You may have seen a news item earlier last week saying that alcohol was more harmful than heroin. Since then I have been scrutinising online debates in which a few medical experts give their sneering opinions on this.... more harmful than heroin - don't talk rubbish, kind of thing. In my humble experience the majority of medics completely underestimate what alcohol can do and, if they can be bothered to deal with it at all, they come up with unhelpful solutions with no real idea of the enormity of the problem. Unless it has touched their own lives, they really haven't a clue.
The trouble, as I see it, is that alcohol is more readily available in society than so-called dangerous drugs. It can be obtained 24 hours round the clock at supermarkets, petrol stations, bars and pubs. It is available at ridiculously low prices and, if they are clever, even children can lay their hands on it. It is socially acceptable to have a few drinks. It is an ice-breaker, a relaxant, a prize at the end of a hard day. You don't hear the average person saying that about heroin. So, unlike heroin, alcohol is welcomed in through the front door in most homes. It weedles its way in under the pretence of being harmless and waits to pick on someone vulnerable. In safe hands, it causes no problem. The odd tipple before bedtime or after church, the birthday celebration, a fine meal - these are socially and medically acceptable. I suspect in safe hands, the same can be said of heroin. But when the use of these substances turns into an addiction and then a dependency, that is when the argument that alcohol is less dangerous comes unstuck. The alcoholic has no problems getting their fix at any hour of the day and the shopkeepers are only too happy to keep on selling it. At least the drug pushers have to go underground and are not available on every street at every time of the day.

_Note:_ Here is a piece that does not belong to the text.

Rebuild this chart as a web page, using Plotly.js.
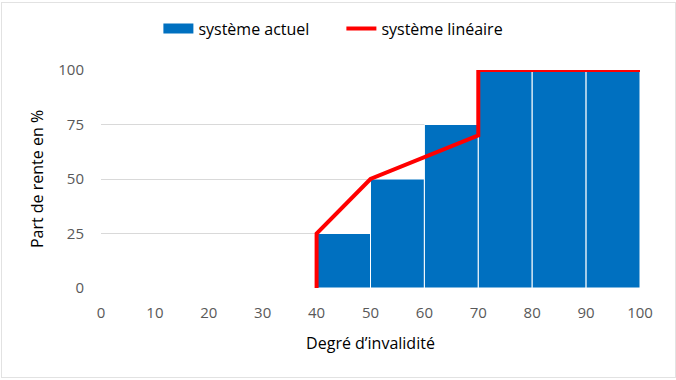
<!DOCTYPE html>
<html><head><meta charset="utf-8">
<script src="https://cdn.plot.ly/plotly-3.0.1.min.js"></script>
<style>html,body{margin:0;padding:0;background:#fff}#wrap{position:relative;width:676px;height:380px}#c{width:676px;height:380px}#frame{position:absolute;left:1px;top:2px;width:673px;height:374px;border:1px solid #e2e2e2;pointer-events:none}</style>
</head><body><div id="wrap"><div id="c"></div><div id="frame"></div></div>
<script>
// data
const barStart = [40, 50, 60, 70, 80, 90];
const barValues = [25, 50, 75, 100, 100, 100];
const lineX = [40, 40, 50, 70, 70, 100];
const lineY = [0, 25, 50, 70, 100, 100];
const xTicks = [0, 10, 20, 30, 40, 50, 60, 70, 80, 90, 100];
const yTicks = [0, 25, 50, 75, 100];

const FONT = 'Open Sans, Noto Sans, sans-serif';
const blue = '#0070C0', red = '#FF0000';
const traces = [
  {type:'bar', x: barStart, y: barValues, width: 10, offset: 0,
   marker:{color: blue, line:{color:'#ffffff', width:1}}, showlegend:false, hoverinfo:'none'},
  {type:'scatter', mode:'lines', x:[null], y:[null], name:'système actuel',
   line:{color: blue, width: 10}, hoverinfo:'none'},
  {type:'scatter', mode:'lines', x: lineX, y: lineY, name:'système linéaire',
   line:{color: red, width: 4}, hoverinfo:'none'}
];
const layout = {
  width: 676, height: 380,
  margin:{l:101, r:36, t:70, b:92, autoexpand:false},
  paper_bgcolor:'#fff', plot_bgcolor:'#fff',
  font:{family: FONT, size: 15, color:'#595959'},
  showlegend:true,
  legend:{orientation:'h', x:0.446, xanchor:'center', y:1.19, yanchor:'middle',
    font:{family:FONT, size:16, color:'#000'}, traceorder:'normal', entrywidth:138, entrywidthmode:'pixels'},
  xaxis:{range:[0,100], tickvals:xTicks, ticktext:xTicks.map(String), showgrid:false,
    zeroline:false, showline:false, ticks:'', ticklen:0, fixedrange:true, ticklabelstandoff:14,
    title:{text:'Degré d’invalidité', font:{family:FONT, size:16, color:'#000'}, standoff:16}},
  yaxis:{range:[0,100], tickvals:yTicks, ticktext:yTicks.map(String), showgrid:true,
    gridcolor:'#d9d9d9', gridwidth:1, zeroline:false, showline:false, ticks:'', ticklen:0,
    fixedrange:true, ticklabelstandoff:16,
    title:{text:'Part de rente en %', font:{family:FONT, size:16, color:'#000'}, standoff:10}},
  bargap:0
};
Plotly.newPlot('c', traces, layout, {displayModeBar:false, staticPlot:true});
</script></body></html>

I have learned that alcoholism is an illness, possibly even a genetic mutation, just like cancer or cystic fibrosis. Some people have absolutely no control over their alcoholism, try as they might, because the genes have preprogrammed them to be like that. If that is the case, then having alcohol available on the streets 24 hours a day is tantamount to having heroin on sale at Superdrug or Sainsburys.
I don't know what the solution is, other than to push up prices and sell it only between set hours and only in a few locations. When pubs used to shut at 11pm, people went home to their beds. Now pubs and clubs stay open till the wee small hours and stay open all day. You read about young kids clubbing till all hours and throwing up on the pavements of London, Crete and Ibiza. The young are getting so used to alcohol in large quantities on a reguar basis that I fear, as they age, it will inevitably cause untold damage for them in the future. This is going to put even more stress on an already strained medical system.
I found a sheet of paper Greg had been given in the past, outlining what damage alcohol can do:
Brain: shrinkage, causing general motor and sensory impairment; anxiety; depression; neuroses; phobias; hallucinations.
Oesophagus: oesophageal varices occur as a result of increased pressure of the portal veins, causing localised varicose veins in the throat. These may rupture, resulting in an often fatal haemorrhage.
Liver: becomes enlarged with fat deposits and may be inflamed causing alcoholic hepatitis.
Reproductive area: in men, impotence; shrinkage of the testicles, loss of male sexual characteristics and possible feminisation in the development of breast tissue.
Mouth: increase risk of cancer of the mouth, throat and oesophagus.
Lungs: Reduced resistence to lung infections, colds, pneumonia and tuberculosis.
Heart: Fat is deposited in the heart muscle, impairing its function and precipitating heart attack.
Stomach: chronic gastritis; ulcers; vomiting; diarhoea; malnutrition.
Intestines: inflammation of the intestine wall inhibits absorption of vitamins and iron causing vitamin deficiency and anaemia; varices (varicose veins) which can rupture causing fatal haemorrhage.
Hands: Tremeulous hands; tingling numbness; loss of sensation in the fingers.
Toes: Numbness and tingling in the toes.
Not a very happy list of symptoms, is it? I know for one thing, Greg had nearly every damn one of those symptoms and alcohol took his life. Still unsure whether it's less dangerous than heroin?